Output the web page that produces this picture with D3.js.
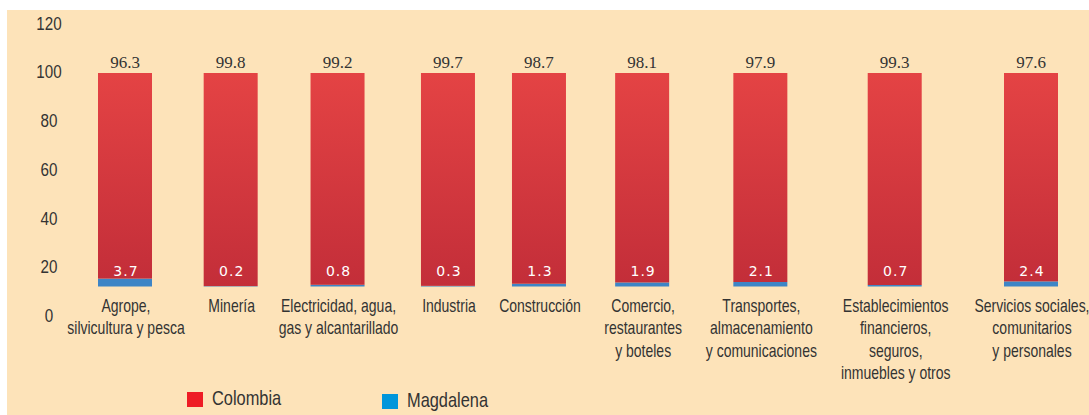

* * *

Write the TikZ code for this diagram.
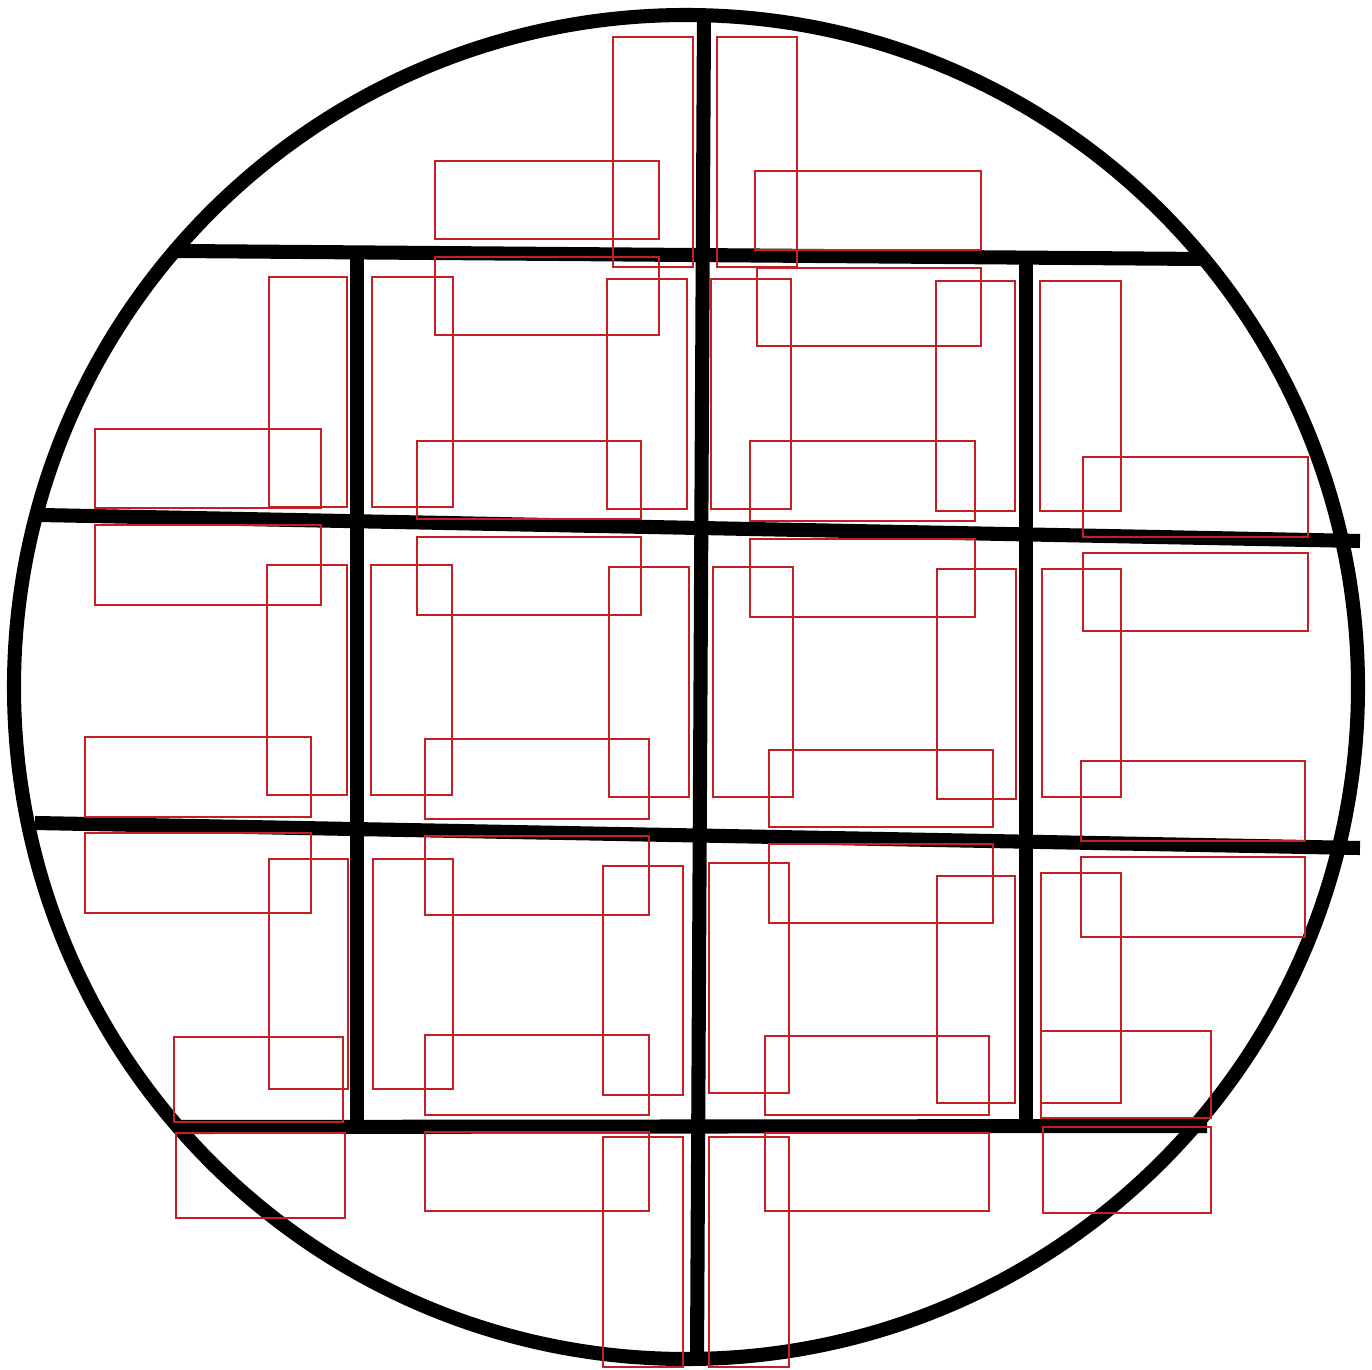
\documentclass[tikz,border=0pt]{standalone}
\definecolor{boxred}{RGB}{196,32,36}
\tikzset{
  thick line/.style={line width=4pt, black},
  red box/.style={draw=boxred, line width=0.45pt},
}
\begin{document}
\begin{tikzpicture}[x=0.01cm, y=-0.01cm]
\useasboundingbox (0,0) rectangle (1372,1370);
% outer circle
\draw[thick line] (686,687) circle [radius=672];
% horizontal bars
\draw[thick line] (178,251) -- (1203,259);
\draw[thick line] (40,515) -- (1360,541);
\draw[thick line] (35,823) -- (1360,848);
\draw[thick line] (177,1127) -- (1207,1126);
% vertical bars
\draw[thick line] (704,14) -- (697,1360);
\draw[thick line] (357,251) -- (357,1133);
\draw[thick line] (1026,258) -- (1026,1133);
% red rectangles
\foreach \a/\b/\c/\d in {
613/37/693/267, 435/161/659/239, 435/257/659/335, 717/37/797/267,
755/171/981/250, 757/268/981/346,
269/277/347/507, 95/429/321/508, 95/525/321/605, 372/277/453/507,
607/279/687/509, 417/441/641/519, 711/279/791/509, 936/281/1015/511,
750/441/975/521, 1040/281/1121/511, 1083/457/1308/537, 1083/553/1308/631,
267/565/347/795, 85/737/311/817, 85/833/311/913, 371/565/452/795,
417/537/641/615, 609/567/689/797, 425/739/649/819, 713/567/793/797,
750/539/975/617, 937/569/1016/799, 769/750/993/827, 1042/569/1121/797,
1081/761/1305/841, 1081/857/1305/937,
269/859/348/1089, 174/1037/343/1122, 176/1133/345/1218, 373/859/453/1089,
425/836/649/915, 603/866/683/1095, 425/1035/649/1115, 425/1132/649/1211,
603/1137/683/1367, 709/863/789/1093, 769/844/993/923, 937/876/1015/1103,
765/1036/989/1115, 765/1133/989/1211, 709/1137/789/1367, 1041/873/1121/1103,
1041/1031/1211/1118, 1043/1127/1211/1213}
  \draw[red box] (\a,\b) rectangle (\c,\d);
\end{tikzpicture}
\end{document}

* _SET EXERCISE_:
Check each line above for the string "this", then copy the ones that have it.

* _ANSWER IN FULL_:
Output the web page that produces this picture with D3.js.
Write the TikZ code for this diagram.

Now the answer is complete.